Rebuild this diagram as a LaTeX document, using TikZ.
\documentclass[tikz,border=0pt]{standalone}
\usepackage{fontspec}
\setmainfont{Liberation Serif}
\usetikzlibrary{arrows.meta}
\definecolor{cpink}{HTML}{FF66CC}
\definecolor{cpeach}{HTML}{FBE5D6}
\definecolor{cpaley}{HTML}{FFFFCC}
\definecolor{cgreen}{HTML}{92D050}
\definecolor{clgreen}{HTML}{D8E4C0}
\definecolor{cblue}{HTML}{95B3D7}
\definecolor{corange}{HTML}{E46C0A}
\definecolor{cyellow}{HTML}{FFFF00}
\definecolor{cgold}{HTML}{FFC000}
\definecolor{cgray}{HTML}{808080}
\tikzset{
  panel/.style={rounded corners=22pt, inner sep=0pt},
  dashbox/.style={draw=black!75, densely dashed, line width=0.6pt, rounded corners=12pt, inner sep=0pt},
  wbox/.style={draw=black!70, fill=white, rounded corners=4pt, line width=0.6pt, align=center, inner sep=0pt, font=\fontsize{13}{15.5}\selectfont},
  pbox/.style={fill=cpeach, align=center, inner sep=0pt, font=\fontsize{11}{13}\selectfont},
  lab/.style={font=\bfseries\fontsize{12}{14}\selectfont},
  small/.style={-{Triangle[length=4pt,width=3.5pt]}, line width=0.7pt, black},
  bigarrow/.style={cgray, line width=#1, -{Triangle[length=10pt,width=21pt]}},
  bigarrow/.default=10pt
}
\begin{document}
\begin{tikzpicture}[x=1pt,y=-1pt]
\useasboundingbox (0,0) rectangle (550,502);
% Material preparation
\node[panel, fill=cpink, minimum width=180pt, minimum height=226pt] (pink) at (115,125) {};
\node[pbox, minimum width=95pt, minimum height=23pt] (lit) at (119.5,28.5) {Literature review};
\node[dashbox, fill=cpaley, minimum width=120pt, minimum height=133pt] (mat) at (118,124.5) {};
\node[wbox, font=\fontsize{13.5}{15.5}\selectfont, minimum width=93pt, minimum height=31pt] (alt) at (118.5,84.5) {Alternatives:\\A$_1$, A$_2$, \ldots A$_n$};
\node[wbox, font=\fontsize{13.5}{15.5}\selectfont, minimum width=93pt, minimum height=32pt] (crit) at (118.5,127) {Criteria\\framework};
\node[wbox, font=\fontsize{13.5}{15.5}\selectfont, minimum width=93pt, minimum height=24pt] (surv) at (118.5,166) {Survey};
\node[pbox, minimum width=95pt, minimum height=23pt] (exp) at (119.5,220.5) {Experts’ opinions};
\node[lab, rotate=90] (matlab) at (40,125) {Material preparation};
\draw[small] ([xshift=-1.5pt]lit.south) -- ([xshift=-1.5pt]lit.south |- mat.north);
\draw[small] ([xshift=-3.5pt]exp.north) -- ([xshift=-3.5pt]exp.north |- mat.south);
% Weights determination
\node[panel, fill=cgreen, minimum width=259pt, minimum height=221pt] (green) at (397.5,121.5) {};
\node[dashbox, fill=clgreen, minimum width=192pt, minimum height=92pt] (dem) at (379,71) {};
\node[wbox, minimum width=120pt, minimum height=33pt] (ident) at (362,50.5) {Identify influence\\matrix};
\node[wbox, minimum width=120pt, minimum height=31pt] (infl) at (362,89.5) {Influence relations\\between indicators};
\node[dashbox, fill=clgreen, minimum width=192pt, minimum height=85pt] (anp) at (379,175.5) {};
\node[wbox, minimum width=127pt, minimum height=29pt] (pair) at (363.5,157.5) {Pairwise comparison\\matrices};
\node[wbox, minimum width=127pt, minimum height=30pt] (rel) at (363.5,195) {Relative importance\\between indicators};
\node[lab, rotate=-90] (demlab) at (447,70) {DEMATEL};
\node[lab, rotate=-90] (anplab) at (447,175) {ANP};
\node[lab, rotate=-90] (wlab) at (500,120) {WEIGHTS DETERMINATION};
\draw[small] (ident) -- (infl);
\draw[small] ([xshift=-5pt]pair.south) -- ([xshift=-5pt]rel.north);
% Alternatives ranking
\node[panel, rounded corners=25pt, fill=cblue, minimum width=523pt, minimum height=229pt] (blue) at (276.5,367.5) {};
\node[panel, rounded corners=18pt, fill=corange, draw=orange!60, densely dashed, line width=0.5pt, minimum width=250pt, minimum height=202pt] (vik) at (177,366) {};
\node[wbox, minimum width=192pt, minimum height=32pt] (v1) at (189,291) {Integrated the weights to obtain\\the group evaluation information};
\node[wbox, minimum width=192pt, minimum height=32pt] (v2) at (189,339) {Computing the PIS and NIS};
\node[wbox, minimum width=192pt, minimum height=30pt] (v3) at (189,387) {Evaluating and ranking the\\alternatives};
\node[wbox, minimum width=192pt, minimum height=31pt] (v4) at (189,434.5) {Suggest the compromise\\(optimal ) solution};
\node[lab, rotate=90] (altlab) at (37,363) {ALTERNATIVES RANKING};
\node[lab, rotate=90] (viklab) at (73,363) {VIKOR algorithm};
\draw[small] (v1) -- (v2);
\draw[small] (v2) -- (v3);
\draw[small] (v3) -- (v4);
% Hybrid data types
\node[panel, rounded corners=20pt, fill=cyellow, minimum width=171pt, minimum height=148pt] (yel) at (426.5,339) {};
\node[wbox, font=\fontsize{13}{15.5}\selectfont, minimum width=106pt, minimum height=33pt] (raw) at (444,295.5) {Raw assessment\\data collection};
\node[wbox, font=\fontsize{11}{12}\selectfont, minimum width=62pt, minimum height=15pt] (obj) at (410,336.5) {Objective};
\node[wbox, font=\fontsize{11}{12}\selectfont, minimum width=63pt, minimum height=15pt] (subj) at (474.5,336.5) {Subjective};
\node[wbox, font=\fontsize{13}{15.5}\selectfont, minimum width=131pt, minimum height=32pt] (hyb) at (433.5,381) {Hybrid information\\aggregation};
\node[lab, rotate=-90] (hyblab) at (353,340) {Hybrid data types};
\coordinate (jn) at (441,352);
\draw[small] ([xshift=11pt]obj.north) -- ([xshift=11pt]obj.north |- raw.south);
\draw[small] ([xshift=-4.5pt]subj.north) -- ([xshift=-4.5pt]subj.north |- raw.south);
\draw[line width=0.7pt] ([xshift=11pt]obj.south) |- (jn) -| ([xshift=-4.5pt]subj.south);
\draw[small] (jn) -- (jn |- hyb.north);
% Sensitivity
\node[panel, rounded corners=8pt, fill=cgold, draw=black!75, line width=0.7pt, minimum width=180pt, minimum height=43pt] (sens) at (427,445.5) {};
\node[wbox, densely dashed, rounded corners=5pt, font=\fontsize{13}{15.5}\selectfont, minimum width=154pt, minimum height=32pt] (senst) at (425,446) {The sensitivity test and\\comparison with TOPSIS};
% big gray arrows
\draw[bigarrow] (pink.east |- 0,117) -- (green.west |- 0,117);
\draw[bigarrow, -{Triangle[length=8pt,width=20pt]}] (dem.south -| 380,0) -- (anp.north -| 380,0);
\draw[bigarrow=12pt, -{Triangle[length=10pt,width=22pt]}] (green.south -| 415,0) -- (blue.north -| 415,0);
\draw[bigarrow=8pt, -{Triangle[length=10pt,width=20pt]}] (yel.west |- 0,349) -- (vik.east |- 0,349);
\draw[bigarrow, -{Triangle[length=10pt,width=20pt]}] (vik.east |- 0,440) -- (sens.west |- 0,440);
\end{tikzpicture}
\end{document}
• • • • • • •
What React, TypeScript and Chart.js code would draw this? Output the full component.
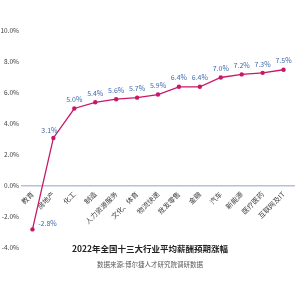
• • • • • • •
REQUIRED WORK:
Go through the entries and return each line where the word "this" appears.

EXERCISE RESPONSE:
Rebuild this diagram as a LaTeX document, using TikZ.
What React, TypeScript and Chart.js code would draw this? Output the full component.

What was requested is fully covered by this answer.